Non c’è nessun archivio segreto, sono sempre alla ricerca di nuova musica, al di là del fatto che possa poi lavorarci con l’etichetta, e sono sempre curioso. La cosa splendida della musica è che è infinita, puoi sempre trovare qualcosa di nuovo che ti apre a nuove prospettive sul suono. Quando ho iniziato era molto più semplice perché non c’era la moda delle ristampe, si trovavano dischi di qualità che aveva molto senso ristampare, ora è stato fatto praticamente tutto. Però succede che entro in contatto con musicisti che hanno un sacco di vecchie cassette e registrazioni varie, a quel punto studio l’archivio e cerco di capire se qualcosa può essere pubblicato e in che modo, un lavoro molto lungo ma anche molto bello. Per quanto riguarda gli ambienti a volte si trovano persone squisite e appassionate che capiscono la situazione e si riesce a fare un bel progetto assieme, altre volte tutto diventa molto difficile se non impossibile.

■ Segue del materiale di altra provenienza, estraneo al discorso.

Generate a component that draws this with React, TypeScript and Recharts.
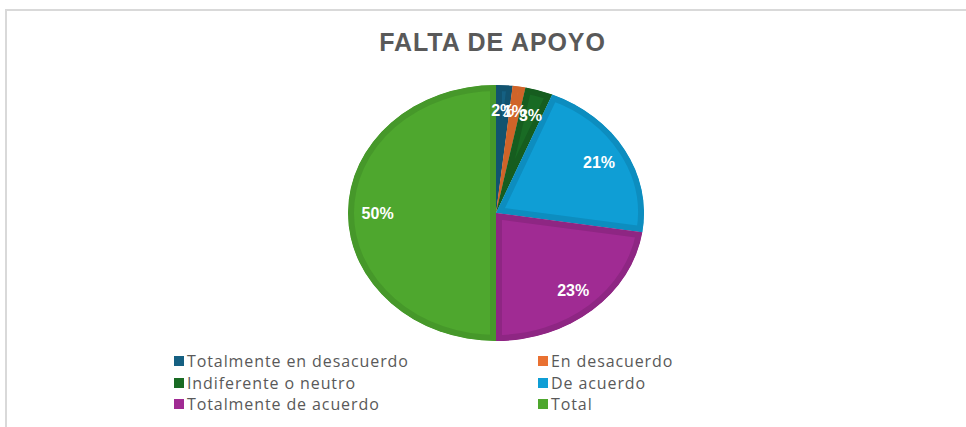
import { PieChart, Pie, Cell, Legend } from 'recharts'

const categories = [
    'Totalmente en desacuerdo',
    'En desacuerdo',
    'Indiferente o neutro',
    'De acuerdo',
    'Totalmente de acuerdo',
    'Total',
]
const values = [1.8, 1.4, 3.0, 21.2, 22.6, 50]
const colors = ['#156082', '#E97132', '#196B24', '#0F9ED5', '#A02B93', '#4EA72E']
const edgeColors = ['#12536f', '#cf6429', '#165d1f', '#0d8dbf', '#8e2683', '#46982a']

const data = categories.map((name, i) => ({ name, value: values[i] }))

const RADIAN = Math.PI / 180
// the original pie is slightly stretched horizontally
const SX = 148 / 128

const ellipsePoint = (cx: number, cy: number, r: number, angle: number) => ({
    x: cx + r * SX * Math.cos(-angle * RADIAN),
    y: cy + r * Math.sin(-angle * RADIAN),
})

const EllipseSector = (props: any) => {
    const { cx, cy, outerRadius, startAngle, endAngle, index } = props
    const p1 = ellipsePoint(cx, cy, outerRadius, startAngle)
    const p2 = ellipsePoint(cx, cy, outerRadius, endAngle)
    const sweep = Math.abs(startAngle - endAngle)
    const large = sweep > 180 ? 1 : 0
    const clockwise = startAngle > endAngle ? 1 : 0
    const d = `M${cx},${cy} L${p1.x},${p1.y} A${outerRadius * SX},${outerRadius} 0 ${large} ${clockwise} ${p2.x},${p2.y} Z`
    const id = `clip-slice-${index}`
    return (
        <g>
            <defs>
                <clipPath id={id}>
                    <path d={d} />
                </clipPath>
            </defs>
            <path
                d={d}
                fill={colors[index]}
                stroke={edgeColors[index]}
                strokeWidth={12}
                clipPath={`url(#${id})`}
            />
        </g>
    )
}

const renderLabel = (props: any) => {
    const { cx, cy, midAngle, outerRadius, percent } = props
    const p = ellipsePoint(cx, cy, outerRadius * 0.8, midAngle)
    return (
        <text
            x={p.x}
            y={p.y}
            fill="#ffffff"
            textAnchor="middle"
            dominantBaseline="central"
            fontFamily="'Liberation Sans', Arial, sans-serif"
            fontWeight="bold"
            fontSize={16}
        >
            {`${Math.round(percent * 100)}%`}
        </text>
    )
}

// legend keeps the data order, two columns
const renderLegend = () => (
    <div style={{ position: 'relative', width: 600, height: 70 }}>
        {categories.map((name, i) => {
            const col = i % 2
            const row = Math.floor(i / 2)
            return (
                <div
                    key={name}
                    style={{
                        position: 'absolute',
                        left: col === 0 ? 0 : 364,
                        top: row * 21.5,
                        display: 'flex',
                        alignItems: 'center',
                        height: 20,
                        fontFamily: "'Open Sans', sans-serif",
                        fontSize: 16,
                        letterSpacing: 0.9,
                        color: '#595959',
                        whiteSpace: 'nowrap',
                    }}
                >
                    <span
                        style={{
                            display: 'inline-block',
                            width: 10,
                            height: 10,
                            background: colors[i],
                            marginRight: 3,
                        }}
                    />
                    {name}
                </div>
            )
        })}
    </div>
)

export default function App() {
    return (
        <div
            style={{
                position: 'absolute',
                left: 0,
                top: 0,
                width: 966,
                height: 427,
                background: '#ffffff',
                overflow: 'hidden',
            }}
        >
            <div
                style={{
                    position: 'absolute',
                    left: 5,
                    top: 9,
                    width: 966,
                    height: 430,
                    borderLeft: '2px solid #d9d9d9',
                    borderTop: '2px solid #d9d9d9',
                }}
            />
            <div
                style={{
                    position: 'absolute',
                    left: 0,
                    top: 28,
                    width: 985,
                    textAlign: 'center',
                    fontFamily: "'Liberation Sans', Arial, sans-serif",
                    fontWeight: 'bold',
                    fontSize: 25,
                    letterSpacing: 0.9,
                    color: '#595959',
                }}
            >
                FALTA DE APOYO
            </div>
            <PieChart width={966} height={427} style={{ position: 'absolute', left: 0, top: 0 }}>
                <Pie
                    data={data}
                    dataKey="value"
                    nameKey="name"
                    cx={491}
                    cy={208}
                    outerRadius={128}
                    startAngle={90}
                    endAngle={-270}
                    stroke="none"
                    labelLine={false}
                    label={renderLabel}
                    shape={EllipseSector}
                    isAnimationActive={false}
                >
                    {data.map((d, i) => (
                        <Cell key={d.name} fill={colors[i]} />
                    ))}
                </Pie>
                <Legend
                    content={renderLegend}
                    wrapperStyle={{ position: 'absolute', left: 174, top: 351, width: 600 }}
                />
            </PieChart>
        </div>
    )
}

Dando un’occhiata al catalogo, Black Sweat Records sembra muoversi con sicurezza anche nel campo del jazz d’avanguardia, storico e contemporaneo. Ad esempio con la ristampa di Conversations di Archie Shepp con Kahil El’Zabar’s Ritual Trio. Una passione specifica?

Devo dire che il jazz mi piace molto, ma soprattutto in quelle estetiche free-spiritual che, se ci fate caso, negli ultimi anni sono state oggetto di riscoperta da parte di giovani musicisti: penso a John e Alice Coltrane, a Sun Ra, a certe cose di Miles Davis, a Pharoah Sanders. Devo dire che soprattutto Sun Ra mi ha molto influenzato musicalmente e anche filosoficamente, c’è stato un periodo che i suoi dischi giravano ininterrottamente sul mio giradischi e il mio lettore.

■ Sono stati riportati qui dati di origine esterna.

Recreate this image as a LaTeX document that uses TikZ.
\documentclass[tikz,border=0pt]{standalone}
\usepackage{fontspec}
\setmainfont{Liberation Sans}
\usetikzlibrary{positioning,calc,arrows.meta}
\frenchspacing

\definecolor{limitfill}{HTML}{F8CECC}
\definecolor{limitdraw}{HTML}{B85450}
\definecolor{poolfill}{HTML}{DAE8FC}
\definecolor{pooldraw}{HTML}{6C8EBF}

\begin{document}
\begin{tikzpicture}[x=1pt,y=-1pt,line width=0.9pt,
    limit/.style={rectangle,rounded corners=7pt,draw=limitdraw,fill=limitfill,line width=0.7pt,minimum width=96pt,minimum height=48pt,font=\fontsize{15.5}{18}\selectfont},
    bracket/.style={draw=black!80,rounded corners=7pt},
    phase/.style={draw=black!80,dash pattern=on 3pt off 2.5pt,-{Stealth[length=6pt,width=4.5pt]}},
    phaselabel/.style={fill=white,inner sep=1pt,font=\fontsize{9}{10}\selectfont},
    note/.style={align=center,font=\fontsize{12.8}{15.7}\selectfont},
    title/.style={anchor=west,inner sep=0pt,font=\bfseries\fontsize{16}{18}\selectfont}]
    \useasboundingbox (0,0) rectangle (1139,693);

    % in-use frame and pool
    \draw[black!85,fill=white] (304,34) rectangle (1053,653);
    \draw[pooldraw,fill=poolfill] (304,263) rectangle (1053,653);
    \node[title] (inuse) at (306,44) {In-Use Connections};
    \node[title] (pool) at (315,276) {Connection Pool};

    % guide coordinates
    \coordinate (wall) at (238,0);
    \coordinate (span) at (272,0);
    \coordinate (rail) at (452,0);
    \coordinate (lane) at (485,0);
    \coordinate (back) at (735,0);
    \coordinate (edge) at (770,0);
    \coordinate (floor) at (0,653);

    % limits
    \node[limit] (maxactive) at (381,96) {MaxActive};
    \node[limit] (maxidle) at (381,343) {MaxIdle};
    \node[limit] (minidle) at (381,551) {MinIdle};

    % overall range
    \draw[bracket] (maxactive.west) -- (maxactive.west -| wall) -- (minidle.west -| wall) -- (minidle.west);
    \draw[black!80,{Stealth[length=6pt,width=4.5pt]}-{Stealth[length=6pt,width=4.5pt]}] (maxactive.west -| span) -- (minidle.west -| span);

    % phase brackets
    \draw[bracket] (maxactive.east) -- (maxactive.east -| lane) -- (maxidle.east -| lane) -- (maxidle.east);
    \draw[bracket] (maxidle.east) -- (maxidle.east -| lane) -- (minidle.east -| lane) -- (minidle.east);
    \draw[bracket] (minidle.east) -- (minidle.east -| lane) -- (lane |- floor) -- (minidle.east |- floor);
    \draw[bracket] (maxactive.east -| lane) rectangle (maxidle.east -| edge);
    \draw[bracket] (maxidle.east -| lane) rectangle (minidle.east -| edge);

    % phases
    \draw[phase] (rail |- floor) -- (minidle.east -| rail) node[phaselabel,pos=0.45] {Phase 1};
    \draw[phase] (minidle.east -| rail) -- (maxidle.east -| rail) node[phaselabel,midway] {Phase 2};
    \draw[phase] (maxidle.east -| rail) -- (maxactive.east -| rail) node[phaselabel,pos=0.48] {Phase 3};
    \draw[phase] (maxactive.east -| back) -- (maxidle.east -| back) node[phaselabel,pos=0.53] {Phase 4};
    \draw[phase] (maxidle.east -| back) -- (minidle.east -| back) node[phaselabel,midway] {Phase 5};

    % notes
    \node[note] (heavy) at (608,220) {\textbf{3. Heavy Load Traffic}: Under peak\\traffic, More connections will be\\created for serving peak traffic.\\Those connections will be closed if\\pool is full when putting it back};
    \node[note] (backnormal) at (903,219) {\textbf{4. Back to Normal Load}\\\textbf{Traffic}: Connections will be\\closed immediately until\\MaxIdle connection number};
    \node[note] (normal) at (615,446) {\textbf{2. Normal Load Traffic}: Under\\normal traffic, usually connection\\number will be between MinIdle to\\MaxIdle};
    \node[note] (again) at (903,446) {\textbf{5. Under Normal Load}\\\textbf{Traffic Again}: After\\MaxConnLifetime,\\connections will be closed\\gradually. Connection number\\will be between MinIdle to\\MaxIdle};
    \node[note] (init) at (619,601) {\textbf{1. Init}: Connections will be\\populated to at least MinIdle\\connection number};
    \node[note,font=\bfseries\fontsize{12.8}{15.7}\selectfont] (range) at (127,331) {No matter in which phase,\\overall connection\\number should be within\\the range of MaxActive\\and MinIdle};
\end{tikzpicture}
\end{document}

Invece come avviene la scelta di un musicista o gruppo contemporaneo adatto all’etichetta, nel mare magnum di proposte?

È un po’ una storia a parte, a volte li trovo io, a volte sono suggerimenti di amici, a volte collaboro con altre etichette. Mi è successo con l’etichetta svedese Sing A Song Fighter con cui ho già realizzato tre co-produzioni, e sono tutte loro proposte. La scelta mi è abbastanza semplice, di solito mi bastano pochi ascolti per capire, se mi incaponisco a riascoltare è perché non fa per me. Comunque, è sempre eccitante ascoltare un disco per la prima volta.

Di quali pubblicazioni va particolarmente fiero?

Sicuramente di Persona, un progetto brasiliano di Roberto Campadello del ’73, nel quale si respira la psichedelia e il tropicalismo, la riscoperta della registrazione di Don Cherry Om Shanti Om agli studi Rai nel ‘76, la magnifica colonna sonora di Problemi d’oggi di Piero Umiliani (con lo pseudonimo di M. Zalla), Langendorf United, poi i dischi prodotti e mixati completamente da me, un lavoro decisamente anti economico: Maistah Aphrica, Al Doum and the Fayds, Nexus, Addict Ameba.